A new massacre is reported from Ciudad Juárez, again raising fears of a return to the wave of deadly gangland violence that convulsed the Mexican border city for much of the past decade. Eight members of a single family—including two four-year-old girls and a six-year-old boy—were killed in their home Nov. 17 in the colonia (neighborhood) of Morelos Zaragoza. The bodies of the children were found on their beds, with multiple stab wounds, as were those of two young women. The two men were on armchairs, handcuffed and gagged. A two-month-old baby, known to have lived in the house, was not found among the dead. The family had been planning an event for their Jehova's Witnesses congregation when the attack took place. (Pulso, IOL, Proceso, Nov. 17)
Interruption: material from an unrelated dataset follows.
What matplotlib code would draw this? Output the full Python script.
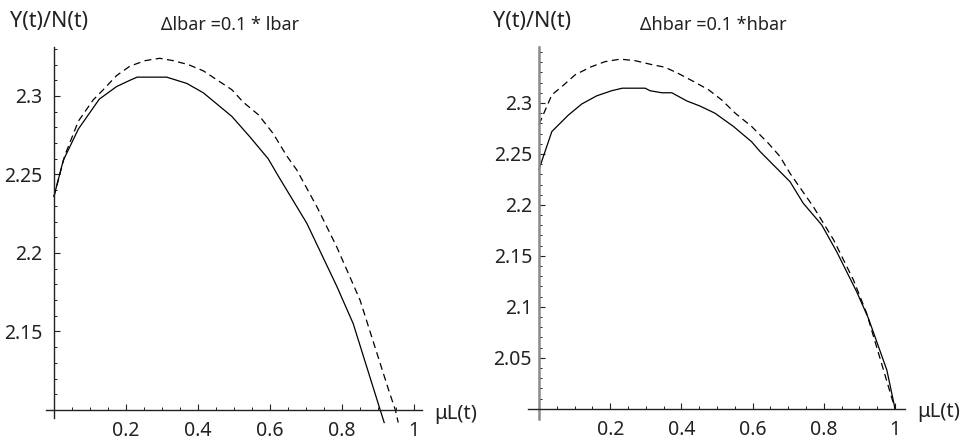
import matplotlib
matplotlib.use("Agg")
import matplotlib.pyplot as plt
from matplotlib.ticker import FixedLocator, FixedFormatter
import numpy as np

plt.rcParams['lines.scale_dashes'] = False

# ---------------- data ----------------
# Left panel: Δlbar = 0.1*lbar
left_solid_x = [0.0, 0.026, 0.068, 0.126, 0.174, 0.211, 0.231, 0.313, 0.369, 0.415,
                0.494, 0.544, 0.595, 0.623, 0.702, 0.785, 0.831, 0.906, 0.917]
left_solid_y = [2.236, 2.259, 2.279, 2.298, 2.306, 2.310, 2.312, 2.312, 2.308, 2.302,
                2.287, 2.274, 2.260, 2.249, 2.219, 2.179, 2.155, 2.100, 2.092]

left_dash_x = [0.0, 0.03, 0.068, 0.109, 0.137, 0.174, 0.211, 0.253, 0.294, 0.331,
               0.373, 0.415, 0.461, 0.494, 0.526, 0.568, 0.609, 0.646, 0.674, 0.730,
               0.785, 0.850, 0.929, 0.948, 0.956]
left_dash_y = [2.236, 2.262, 2.284, 2.2975, 2.304, 2.313, 2.319, 2.3225, 2.324, 2.3225,
               2.320, 2.316, 2.309, 2.304, 2.296, 2.288, 2.276, 2.262, 2.253, 2.2295,
               2.204, 2.170, 2.113, 2.100, 2.092]

# Right panel: Δhbar = 0.1*hbar
right_solid_x = [0.0, 0.036, 0.082, 0.120, 0.162, 0.204, 0.234, 0.298, 0.312, 0.345,
                 0.373, 0.415, 0.452, 0.494, 0.546, 0.597, 0.621, 0.705, 0.742, 0.794,
                 0.836, 0.892, 0.925, 0.977, 1.0]
right_solid_y = [2.235, 2.272, 2.288, 2.299, 2.307, 2.312, 2.3145, 2.3145, 2.312, 2.310,
                 2.310, 2.302, 2.297, 2.290, 2.277, 2.262, 2.2523, 2.2228, 2.2017, 2.1804,
                 2.1542, 2.115, 2.089, 2.038, 2.0]

right_dash_x = [0.0, 0.036, 0.064, 0.101, 0.143, 0.185, 0.228, 0.270, 0.312, 0.354,
                0.391, 0.429, 0.476, 0.513, 0.551, 0.597, 0.644, 0.677, 0.705, 0.771,
                0.827, 0.883, 0.920, 1.0]
right_dash_y = [2.279, 2.308, 2.316, 2.3275, 2.335, 2.3405, 2.343, 2.3415, 2.338, 2.335,
                2.329, 2.322, 2.313, 2.303, 2.290, 2.277, 2.2605, 2.2474, 2.231, 2.198,
                2.166, 2.1265, 2.094, 2.0]

x_major = [0.2, 0.4, 0.6, 0.8, 1.0]
x_major_labels = ["0.2", "0.4", "0.6", "0.8", "1"]

left_y_major = [2.15, 2.2, 2.25, 2.3]
left_y_labels = ["2.15", "2.2", "2.25", "2.3"]
right_y_major = [2.05, 2.1, 2.15, 2.2, 2.25, 2.3]
right_y_labels = ["2.05", "2.1", "2.15", "2.2", "2.25", "2.3"]

y_label_text = "Y(t)/N(t)"
x_label_text = "\u03bcL(t)"
left_title = "\u0394lbar =0.1 * lbar"
right_title = "\u0394hbar =0.1 *hbar"

FONT = ['Noto Sans', 'DejaVu Sans']
STRETCH = 'extra-condensed'
W, H = 965, 443

fig = plt.figure(figsize=(W / 100, H / 100), dpi=100)


def make_axes(px_left, px_right, px_top, px_bottom, xlim, ylim, y_origin,
              sx, sy, dx, dy, ymaj, ylab, ymin_minor, ymax_minor, ylab_pad,
              yaxis_color, yaxis_lw):
    ax = fig.add_axes([px_left / W, (H - px_bottom) / H,
                       (px_right - px_left) / W, (px_bottom - px_top) / H])
    ax.set_xlim(*xlim)
    ax.set_ylim(*ylim)
    for s in ['top', 'right']:
        ax.spines[s].set_visible(False)
    ax.spines['left'].set_position(('data', 0.0))
    ax.spines['bottom'].set_position(('data', y_origin))
    ax.spines['left'].set_color(yaxis_color)
    ax.spines['left'].set_linewidth(yaxis_lw)
    ax.spines['bottom'].set_linewidth(1.0)
    ax.spines['bottom'].set_color('#222222')
    ax.patch.set_visible(False)

    ax.plot(sx, sy, color='black', lw=0.9, solid_joinstyle='round', clip_on=False)
    ax.plot(dx, dy, color='black', lw=0.9, dashes=(5.0, 3.2), clip_on=False)

    ax.xaxis.set_major_locator(FixedLocator(x_major))
    ax.xaxis.set_major_formatter(FixedFormatter(x_major_labels))
    xminor = [round(v, 2) for v in np.arange(0.05, 1.0001, 0.05) if round(v, 2) not in x_major]
    ax.xaxis.set_minor_locator(FixedLocator(xminor))

    ax.yaxis.set_major_locator(FixedLocator(ymaj))
    ax.yaxis.set_major_formatter(FixedFormatter(ylab))
    yminor = [round(v, 2) for v in np.arange(ymin_minor, ymax_minor + 1e-9, 0.01)
              if all(abs(round(v, 2) - m) > 1e-6 for m in ymaj)]
    ax.yaxis.set_minor_locator(FixedLocator(yminor))

    ax.tick_params(axis='both', which='major', direction='in', length=4, width=0.8,
                   color='#222222', labelsize=14, labelcolor='#222222')
    ax.tick_params(axis='both', which='minor', direction='in', length=2.2, width=0.7,
                   color='#222222')
    ax.tick_params(axis='x', which='major', pad=8)
    ax.tick_params(axis='y', which='major', pad=ylab_pad)
    for lab in ax.get_xticklabels() + ax.get_yticklabels():
        lab.set_family(FONT)
        lab.set_stretch(STRETCH)
    return ax


axL = make_axes(46, 422, 47, 418, (-0.022, 1.022), (2.0949, 2.3312), 2.10,
                left_solid_x, left_solid_y, left_dash_x, left_dash_y,
                left_y_major, left_y_labels, 2.11, 2.33, 8.5, '#222222', 1.0)
axR = make_axes(528, 905, 47, 419, (-0.031, 1.028), (1.990, 2.3549), 2.0,
                right_solid_x, right_solid_y, right_dash_x, right_dash_y,
                right_y_major, right_y_labels, 2.01, 2.35, 5.0, '#8a8a8a', 1.8)

# texts in figure pixel positions
def ftext(xp, yp, s, size, ha='left'):
    fig.text(xp / W, 1 - yp / H, s, fontsize=size, ha=ha, va='center',
             family=FONT, stretch=STRETCH, color='#222222')

ftext(10, 22, y_label_text, 15.5)
ftext(493, 22, y_label_text, 15.5)
ftext(230, 25, left_title, 13, ha='center')
ftext(713, 25, right_title, 13, ha='center')
ftext(434, 414, x_label_text, 14.5)
ftext(917, 412, x_label_text, 14.5)

fig.savefig("out.png", dpi=100)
No perpetrators or motive have been named in the attack. Nor have any been determined in that massacre of 10 youths at a house party in a Juárez suburb in September. Along with the blood-drenched turf war between the Juárez and Sinaloa cartels over the years, Ciudad Juárez has also seen plenty of simply "senseless" violence—as in the wave of "femicide" that has left hundreds of seemingly random women dead, their bodies dumped in the desert outside town. Clearly, the relentless violence of the cartel turf wars created an atmosphere in which human life was generally devalued.
As does the "normal" functioning of Ciudad Juárez's maquiladora economy. Just two weeks before the Morelos Zaragoza massacre, an explosion at a candy factory in the city's industrial ring left two workers dead and at least 50 injured. (El País, Oct. 28) But because this was an industrial "accident" rather than a narco-massacre, it failed to win English-language headlines.